Эти фильмы, как и многие другие у МЕЛЬЕСА, говорят на языке сверхъестественного ужаса — с монстрами, призраками, духами, демонами, магией и оккультизмом — но делают это не без изрядной доли юмора. Машины постоянно ломаются и самоуничтожаются, изобретатели и чародеи вечно теряют контроль над ситуацией, и в конце концов демон всегда смеется последним. Фильмы МЕЛЬЕСА иллюстрируют главную загадку медиа и медиации, загадку одновременно и технологическую, и теологическую: как заставить появиться то, чего нет; как оживить то, что мертво; как сделать что-то из ничего. И несмотря на откровенный юмор МЕЛЬЕСА, что-то в его картинах всегда отступает в область темного и невысказанного. Это и машина, что демонстрирует такую правду, которую мы не готовы видеть; это магия, что взывает к таким силам, которые находятся за гранью человеческого понимания; это тревожное предчувствие того, как незримые связи пронизывают всё вокруг — за завесой того, что можно увидеть, услышать или почувствовать. Фильмы «ужасов» МЕЛЬЕСА не только преподносят нам урок, но и указывают на саму суть медиации — на скрытое во мраке отсутствие, что лежит в ее основе. В любой медиации мы сталкиваемся с подчас незначительным расхождением, с различием, разъединением, лакуной, разломом… Со слепым пятном. Оно одновременно и обуславливает медиацию, и разрушает ее. Именно поэтому те медиа, что добиваются своей цели, в то же время терпят неудачу. В Черном бесе мы наблюдаем пример идеальной медиации, которая принимает форму одержимости бесом. Но чтобы мы, зрители, это поняли, нам нужно увидеть это в фильме со спецэффектами. Нам сначала нужно показать демона, чтобы потом мы смогли наблюдать сцену, в которой его «как будто» нет. Фантастика в фильмах Мельеса — это возможность увидеть то, что медиа и медиация, как правило, увидеть не позволяют. Можно сказать, что кино Мельеса посвящено кинематографу — и, в более широком плане, технологической медиации. Но, разумеется, только благодаря этому медиуму и его спецэффектам мы можем увидеть то, что обычно не поддается опосредованию.

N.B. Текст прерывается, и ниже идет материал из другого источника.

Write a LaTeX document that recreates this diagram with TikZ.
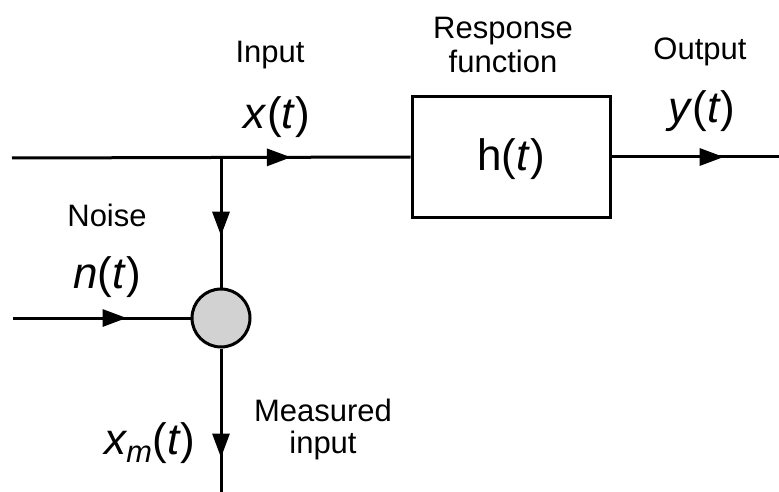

Это, пожалуй, подходит под описание «темных медиа» — особого вида медиа и медиации. Темные медиа служат тому, что недоступно и непостижимо человеческому восприятию, относительно чего мы обычно «блуждаем во тьме». Помимо этого, темные медиа указывают на слепое пятно, которое скрывается в любой медиации; это то незначительное расхождение, которое сохраняется в каждом акте посредничества, каким бы он ни был законченным или успешным. Темные медиа освоили этот двойной жест: они видят нечто в пустоте (например, оживающие изображения на экране или в стекле алхимической колбы) и в любом нечто находят пустоту (это, например, парадокс отсутствия или присутствия «беса» в предметах мебели).
Темные медиа как концепция включают в себя и технологическое, и теологическое измерения. Но это не означает, что они целиком и полностью «религиозны». Темные медиа не участвуют в медийной репрезентации религии, когда другие медиа просто вбирают в себя определенный религиозный контент (неважно, качественный или нет). В таких случаях медиа служат изображением. Темные медиа также не участвуют в медийной практике религиозных общин или в религиозных ритуалах — несмотря на традицию использования медиа в продвижении религиозных идеологий или повсеместное распространение мультимедиа в церквях. В таких случаях медиа служат инструментом. Наконец, темные медиа нельзя назвать современным воплощением религии-как-медиа: концепции, которая позволяет ретроспективно представить религию до Нового времени через «новые» категории дискурса, риторики и средств массовой информации. Темные медиа — это не изображение религии, не ее инструмент или дискурс. Да, они предлагают обратиться к истории религии до Нового времени, что восходит к средневековому мистицизму и еще дальше — но всё же темные медиа не сводятся к религии.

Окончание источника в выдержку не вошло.